● **EXERCISE INSTRUCTIONS**
Set down the material exactly as given, please, from its first line through the line that includes "W, H = 1187, 482".

* start SOURCE DATA *

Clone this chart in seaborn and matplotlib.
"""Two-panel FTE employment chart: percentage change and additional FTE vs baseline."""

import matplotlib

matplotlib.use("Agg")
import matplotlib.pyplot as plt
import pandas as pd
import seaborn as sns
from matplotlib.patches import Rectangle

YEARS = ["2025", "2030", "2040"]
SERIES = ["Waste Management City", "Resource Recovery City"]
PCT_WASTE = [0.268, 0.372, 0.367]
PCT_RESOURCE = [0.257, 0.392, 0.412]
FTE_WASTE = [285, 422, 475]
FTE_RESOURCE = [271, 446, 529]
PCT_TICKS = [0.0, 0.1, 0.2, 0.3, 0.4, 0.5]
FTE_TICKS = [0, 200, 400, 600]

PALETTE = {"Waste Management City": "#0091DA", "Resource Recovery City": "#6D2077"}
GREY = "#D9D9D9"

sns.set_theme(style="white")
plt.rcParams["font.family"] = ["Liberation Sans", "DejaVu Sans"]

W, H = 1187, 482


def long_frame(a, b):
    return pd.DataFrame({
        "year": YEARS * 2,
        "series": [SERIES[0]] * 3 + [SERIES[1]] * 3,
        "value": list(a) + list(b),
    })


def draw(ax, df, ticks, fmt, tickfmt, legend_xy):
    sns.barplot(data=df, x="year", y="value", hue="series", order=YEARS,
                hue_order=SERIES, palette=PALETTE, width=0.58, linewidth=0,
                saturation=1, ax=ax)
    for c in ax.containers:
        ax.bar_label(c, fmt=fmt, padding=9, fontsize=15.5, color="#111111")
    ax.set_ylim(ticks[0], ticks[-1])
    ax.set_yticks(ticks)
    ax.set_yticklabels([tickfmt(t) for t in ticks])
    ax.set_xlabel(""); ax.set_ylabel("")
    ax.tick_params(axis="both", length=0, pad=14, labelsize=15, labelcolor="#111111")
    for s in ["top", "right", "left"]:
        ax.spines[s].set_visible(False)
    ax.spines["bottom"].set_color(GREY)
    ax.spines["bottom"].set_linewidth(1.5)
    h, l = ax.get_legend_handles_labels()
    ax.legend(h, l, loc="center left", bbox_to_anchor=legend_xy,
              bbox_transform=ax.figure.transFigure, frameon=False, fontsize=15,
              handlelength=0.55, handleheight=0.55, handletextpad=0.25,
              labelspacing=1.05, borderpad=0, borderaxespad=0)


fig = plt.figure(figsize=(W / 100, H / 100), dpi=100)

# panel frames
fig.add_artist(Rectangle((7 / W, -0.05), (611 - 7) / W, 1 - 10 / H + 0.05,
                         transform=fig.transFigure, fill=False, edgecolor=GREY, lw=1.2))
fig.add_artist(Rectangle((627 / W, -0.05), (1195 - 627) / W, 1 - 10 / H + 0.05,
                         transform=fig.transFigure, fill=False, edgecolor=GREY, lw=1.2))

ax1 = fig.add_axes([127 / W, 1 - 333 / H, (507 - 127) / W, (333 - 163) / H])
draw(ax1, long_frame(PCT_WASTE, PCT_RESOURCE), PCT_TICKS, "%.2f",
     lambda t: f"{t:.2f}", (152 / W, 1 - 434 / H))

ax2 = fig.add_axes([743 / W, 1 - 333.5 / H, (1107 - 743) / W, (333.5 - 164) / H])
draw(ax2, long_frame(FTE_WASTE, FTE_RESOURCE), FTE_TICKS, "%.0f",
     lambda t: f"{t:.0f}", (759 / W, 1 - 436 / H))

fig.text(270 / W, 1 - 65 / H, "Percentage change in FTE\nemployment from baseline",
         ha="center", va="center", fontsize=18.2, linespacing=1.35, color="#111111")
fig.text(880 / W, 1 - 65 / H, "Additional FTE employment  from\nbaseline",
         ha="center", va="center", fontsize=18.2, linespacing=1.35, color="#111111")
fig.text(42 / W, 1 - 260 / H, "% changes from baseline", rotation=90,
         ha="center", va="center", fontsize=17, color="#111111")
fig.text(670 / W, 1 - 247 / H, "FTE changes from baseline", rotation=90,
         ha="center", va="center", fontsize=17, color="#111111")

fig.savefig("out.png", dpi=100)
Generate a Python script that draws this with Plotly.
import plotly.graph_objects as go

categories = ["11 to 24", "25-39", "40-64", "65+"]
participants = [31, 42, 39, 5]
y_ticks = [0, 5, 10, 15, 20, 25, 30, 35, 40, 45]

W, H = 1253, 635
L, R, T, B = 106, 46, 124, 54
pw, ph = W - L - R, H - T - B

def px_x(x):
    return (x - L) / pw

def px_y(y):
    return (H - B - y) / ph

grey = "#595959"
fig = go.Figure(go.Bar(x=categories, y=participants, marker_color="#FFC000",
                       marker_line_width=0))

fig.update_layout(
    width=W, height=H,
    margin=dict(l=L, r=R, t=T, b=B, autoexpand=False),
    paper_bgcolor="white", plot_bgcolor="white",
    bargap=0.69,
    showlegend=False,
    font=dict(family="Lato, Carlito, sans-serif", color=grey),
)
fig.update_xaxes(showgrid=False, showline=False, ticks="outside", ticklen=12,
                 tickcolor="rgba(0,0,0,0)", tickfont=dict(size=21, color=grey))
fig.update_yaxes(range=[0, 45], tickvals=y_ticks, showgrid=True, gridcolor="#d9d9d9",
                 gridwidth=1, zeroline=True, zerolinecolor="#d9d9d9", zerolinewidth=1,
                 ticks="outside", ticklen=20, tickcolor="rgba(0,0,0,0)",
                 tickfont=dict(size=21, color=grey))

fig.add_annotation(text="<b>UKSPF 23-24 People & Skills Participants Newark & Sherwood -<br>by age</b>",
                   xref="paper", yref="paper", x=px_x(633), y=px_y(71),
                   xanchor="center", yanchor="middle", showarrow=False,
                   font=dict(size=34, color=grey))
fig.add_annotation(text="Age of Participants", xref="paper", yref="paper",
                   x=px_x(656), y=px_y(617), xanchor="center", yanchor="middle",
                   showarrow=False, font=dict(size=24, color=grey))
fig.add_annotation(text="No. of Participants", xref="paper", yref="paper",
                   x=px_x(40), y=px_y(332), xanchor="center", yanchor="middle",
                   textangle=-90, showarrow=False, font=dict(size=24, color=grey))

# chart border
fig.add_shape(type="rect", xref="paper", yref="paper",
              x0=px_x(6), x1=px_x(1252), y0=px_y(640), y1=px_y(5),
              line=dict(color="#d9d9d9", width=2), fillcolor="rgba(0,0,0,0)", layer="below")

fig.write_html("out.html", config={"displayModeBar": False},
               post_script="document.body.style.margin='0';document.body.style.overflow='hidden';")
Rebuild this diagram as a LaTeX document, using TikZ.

* end SOURCE DATA *

● **COMPLETE OUTPUT**
Clone this chart in seaborn and matplotlib.
"""Two-panel FTE employment chart: percentage change and additional FTE vs baseline."""

import matplotlib

matplotlib.use("Agg")
import matplotlib.pyplot as plt
import pandas as pd
import seaborn as sns
from matplotlib.patches import Rectangle

YEARS = ["2025", "2030", "2040"]
SERIES = ["Waste Management City", "Resource Recovery City"]
PCT_WASTE = [0.268, 0.372, 0.367]
PCT_RESOURCE = [0.257, 0.392, 0.412]
FTE_WASTE = [285, 422, 475]
FTE_RESOURCE = [271, 446, 529]
PCT_TICKS = [0.0, 0.1, 0.2, 0.3, 0.4, 0.5]
FTE_TICKS = [0, 200, 400, 600]

PALETTE = {"Waste Management City": "#0091DA", "Resource Recovery City": "#6D2077"}
GREY = "#D9D9D9"

sns.set_theme(style="white")
plt.rcParams["font.family"] = ["Liberation Sans", "DejaVu Sans"]

W, H = 1187, 482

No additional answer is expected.